(Records with drawing code)
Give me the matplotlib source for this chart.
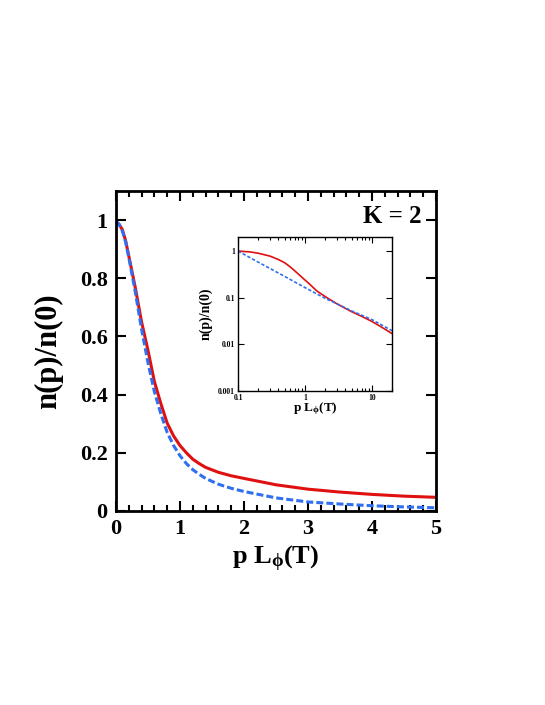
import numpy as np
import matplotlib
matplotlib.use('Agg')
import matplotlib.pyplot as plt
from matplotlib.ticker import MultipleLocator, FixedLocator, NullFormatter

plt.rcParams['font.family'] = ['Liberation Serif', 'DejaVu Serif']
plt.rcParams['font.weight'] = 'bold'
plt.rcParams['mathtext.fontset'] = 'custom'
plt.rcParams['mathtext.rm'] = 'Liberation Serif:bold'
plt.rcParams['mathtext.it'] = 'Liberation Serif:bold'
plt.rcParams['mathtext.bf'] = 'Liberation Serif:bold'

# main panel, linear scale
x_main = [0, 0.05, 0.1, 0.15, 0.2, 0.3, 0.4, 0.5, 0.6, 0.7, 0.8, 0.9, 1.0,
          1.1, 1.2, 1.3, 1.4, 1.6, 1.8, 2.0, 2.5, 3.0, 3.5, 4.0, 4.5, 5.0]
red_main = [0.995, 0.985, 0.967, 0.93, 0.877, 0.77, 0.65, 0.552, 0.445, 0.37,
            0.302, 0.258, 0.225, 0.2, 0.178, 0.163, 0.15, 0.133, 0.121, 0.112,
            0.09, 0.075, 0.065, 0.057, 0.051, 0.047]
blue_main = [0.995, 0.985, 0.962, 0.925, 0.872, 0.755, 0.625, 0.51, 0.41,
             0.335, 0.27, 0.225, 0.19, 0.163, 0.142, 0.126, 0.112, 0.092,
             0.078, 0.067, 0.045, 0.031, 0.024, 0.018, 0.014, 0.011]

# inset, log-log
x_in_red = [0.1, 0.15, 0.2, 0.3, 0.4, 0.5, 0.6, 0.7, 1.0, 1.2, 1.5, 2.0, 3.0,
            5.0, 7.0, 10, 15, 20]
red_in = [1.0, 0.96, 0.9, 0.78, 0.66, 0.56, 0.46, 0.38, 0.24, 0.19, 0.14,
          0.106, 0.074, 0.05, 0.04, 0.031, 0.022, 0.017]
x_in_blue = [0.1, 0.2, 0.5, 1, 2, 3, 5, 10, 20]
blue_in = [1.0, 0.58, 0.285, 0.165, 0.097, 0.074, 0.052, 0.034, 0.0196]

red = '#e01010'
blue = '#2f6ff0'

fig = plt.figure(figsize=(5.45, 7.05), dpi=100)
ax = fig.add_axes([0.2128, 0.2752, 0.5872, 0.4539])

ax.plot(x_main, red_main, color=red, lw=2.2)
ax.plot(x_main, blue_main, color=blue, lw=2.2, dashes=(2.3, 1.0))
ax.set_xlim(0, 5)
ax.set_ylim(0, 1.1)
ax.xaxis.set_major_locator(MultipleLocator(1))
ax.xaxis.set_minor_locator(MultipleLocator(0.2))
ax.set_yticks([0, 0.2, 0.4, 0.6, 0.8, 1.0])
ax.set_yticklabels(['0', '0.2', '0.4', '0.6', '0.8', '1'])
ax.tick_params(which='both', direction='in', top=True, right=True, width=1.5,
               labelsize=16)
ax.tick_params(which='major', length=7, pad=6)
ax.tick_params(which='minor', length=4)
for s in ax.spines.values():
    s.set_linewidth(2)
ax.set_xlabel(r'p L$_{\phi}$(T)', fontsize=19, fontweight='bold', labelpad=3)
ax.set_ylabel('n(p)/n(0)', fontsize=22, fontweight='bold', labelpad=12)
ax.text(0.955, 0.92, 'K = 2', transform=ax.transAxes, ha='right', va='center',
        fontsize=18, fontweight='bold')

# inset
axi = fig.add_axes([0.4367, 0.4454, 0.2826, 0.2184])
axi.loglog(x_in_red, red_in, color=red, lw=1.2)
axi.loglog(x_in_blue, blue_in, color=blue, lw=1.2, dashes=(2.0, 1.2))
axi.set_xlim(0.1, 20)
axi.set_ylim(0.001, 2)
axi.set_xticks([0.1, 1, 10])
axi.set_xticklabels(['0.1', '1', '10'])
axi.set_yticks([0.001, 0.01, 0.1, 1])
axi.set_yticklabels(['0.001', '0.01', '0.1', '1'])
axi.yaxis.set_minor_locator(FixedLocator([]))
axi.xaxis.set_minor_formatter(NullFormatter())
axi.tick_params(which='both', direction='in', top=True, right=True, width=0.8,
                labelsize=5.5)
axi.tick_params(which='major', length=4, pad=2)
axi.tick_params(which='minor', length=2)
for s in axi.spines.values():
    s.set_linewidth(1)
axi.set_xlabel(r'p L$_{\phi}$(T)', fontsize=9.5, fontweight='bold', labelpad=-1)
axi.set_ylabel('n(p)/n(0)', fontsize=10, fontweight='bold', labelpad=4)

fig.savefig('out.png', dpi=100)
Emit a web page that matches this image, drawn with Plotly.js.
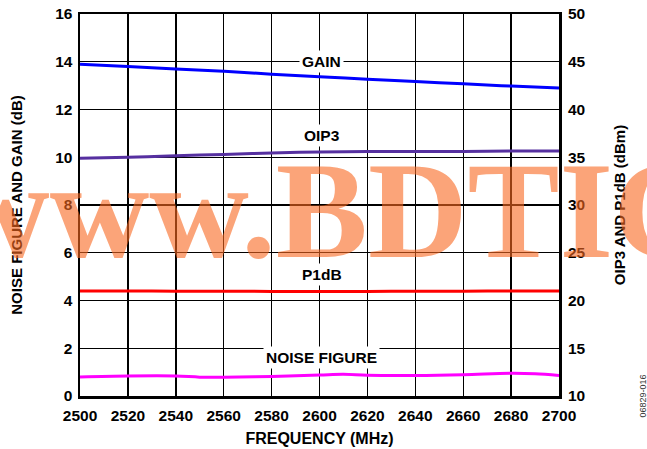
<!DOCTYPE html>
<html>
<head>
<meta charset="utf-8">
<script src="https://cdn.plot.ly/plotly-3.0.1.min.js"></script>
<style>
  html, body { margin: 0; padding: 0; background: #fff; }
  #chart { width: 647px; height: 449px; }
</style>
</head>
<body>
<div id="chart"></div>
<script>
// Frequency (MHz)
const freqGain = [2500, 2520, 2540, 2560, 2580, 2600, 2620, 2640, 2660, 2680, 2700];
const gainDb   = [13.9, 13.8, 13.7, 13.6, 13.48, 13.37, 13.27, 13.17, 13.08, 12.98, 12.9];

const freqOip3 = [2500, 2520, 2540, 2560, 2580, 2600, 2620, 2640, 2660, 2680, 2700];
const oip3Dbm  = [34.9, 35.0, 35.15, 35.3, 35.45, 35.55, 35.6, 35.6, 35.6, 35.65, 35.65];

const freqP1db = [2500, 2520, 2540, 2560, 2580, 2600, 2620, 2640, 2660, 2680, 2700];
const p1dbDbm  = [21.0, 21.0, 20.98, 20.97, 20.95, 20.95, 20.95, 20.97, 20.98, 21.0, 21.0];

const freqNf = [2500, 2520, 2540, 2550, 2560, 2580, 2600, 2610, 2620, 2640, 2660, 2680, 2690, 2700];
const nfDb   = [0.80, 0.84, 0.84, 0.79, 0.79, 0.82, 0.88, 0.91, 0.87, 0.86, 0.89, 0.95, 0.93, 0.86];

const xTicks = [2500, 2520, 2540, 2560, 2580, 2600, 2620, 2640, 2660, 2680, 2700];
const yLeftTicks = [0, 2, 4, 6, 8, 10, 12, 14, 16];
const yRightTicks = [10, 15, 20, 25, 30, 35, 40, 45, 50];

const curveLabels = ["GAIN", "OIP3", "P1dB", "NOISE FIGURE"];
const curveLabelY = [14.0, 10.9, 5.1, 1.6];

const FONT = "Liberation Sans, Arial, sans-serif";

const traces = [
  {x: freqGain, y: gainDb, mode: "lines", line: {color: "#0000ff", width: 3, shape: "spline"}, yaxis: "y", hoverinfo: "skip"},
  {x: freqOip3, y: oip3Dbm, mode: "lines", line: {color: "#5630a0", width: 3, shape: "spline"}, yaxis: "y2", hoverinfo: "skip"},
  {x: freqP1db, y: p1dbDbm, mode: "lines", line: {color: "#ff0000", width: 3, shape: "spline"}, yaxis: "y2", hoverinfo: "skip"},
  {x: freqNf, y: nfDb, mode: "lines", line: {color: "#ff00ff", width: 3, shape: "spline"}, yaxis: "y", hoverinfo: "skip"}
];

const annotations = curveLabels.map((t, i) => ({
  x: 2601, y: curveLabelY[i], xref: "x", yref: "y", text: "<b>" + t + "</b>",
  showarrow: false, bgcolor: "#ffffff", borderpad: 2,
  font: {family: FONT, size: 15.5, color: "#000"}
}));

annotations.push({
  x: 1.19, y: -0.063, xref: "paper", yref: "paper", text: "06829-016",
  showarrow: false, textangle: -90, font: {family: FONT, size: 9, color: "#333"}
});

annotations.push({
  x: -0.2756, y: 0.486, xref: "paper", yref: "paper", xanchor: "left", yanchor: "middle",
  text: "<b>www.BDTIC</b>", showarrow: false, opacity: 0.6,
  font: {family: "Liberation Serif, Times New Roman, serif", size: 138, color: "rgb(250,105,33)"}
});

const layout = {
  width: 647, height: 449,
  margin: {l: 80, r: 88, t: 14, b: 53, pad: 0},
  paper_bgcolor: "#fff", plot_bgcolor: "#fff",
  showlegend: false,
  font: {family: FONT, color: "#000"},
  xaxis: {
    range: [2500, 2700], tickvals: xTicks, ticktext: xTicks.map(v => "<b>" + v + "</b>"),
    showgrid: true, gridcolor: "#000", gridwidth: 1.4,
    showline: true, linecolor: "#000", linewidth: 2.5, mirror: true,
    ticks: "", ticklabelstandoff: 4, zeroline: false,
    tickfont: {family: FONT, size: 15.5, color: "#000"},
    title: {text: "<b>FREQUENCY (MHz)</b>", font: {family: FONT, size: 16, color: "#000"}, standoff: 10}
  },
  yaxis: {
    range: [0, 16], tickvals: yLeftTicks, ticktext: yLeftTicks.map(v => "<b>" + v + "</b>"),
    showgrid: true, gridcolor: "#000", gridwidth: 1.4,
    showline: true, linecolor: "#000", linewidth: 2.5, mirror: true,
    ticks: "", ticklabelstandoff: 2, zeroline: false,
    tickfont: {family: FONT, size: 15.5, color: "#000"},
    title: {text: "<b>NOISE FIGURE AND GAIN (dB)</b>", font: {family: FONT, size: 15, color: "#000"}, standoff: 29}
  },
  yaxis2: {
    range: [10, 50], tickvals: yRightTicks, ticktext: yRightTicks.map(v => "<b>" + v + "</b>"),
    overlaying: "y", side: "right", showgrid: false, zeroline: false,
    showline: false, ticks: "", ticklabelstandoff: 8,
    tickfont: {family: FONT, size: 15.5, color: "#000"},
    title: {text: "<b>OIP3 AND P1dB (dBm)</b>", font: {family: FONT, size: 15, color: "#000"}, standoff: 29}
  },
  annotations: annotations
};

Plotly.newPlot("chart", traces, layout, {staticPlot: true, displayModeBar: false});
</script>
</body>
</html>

THE REQUEST - Without the pictures, return the listing above from its first line through the line that has "plt.rcParams['mathtext.bf'] = 'Liberation".

SOLUTION TO THIS PROBLEM -
Give me the matplotlib source for this chart.
import numpy as np
import matplotlib
matplotlib.use('Agg')
import matplotlib.pyplot as plt
from matplotlib.ticker import MultipleLocator, FixedLocator, NullFormatter

plt.rcParams['font.family'] = ['Liberation Serif', 'DejaVu Serif']
plt.rcParams['font.weight'] = 'bold'
plt.rcParams['mathtext.fontset'] = 'custom'
plt.rcParams['mathtext.rm'] = 'Liberation Serif:bold'
plt.rcParams['mathtext.it'] = 'Liberation Serif:bold'
plt.rcParams['mathtext.bf'] = 'Liberation Serif:bold'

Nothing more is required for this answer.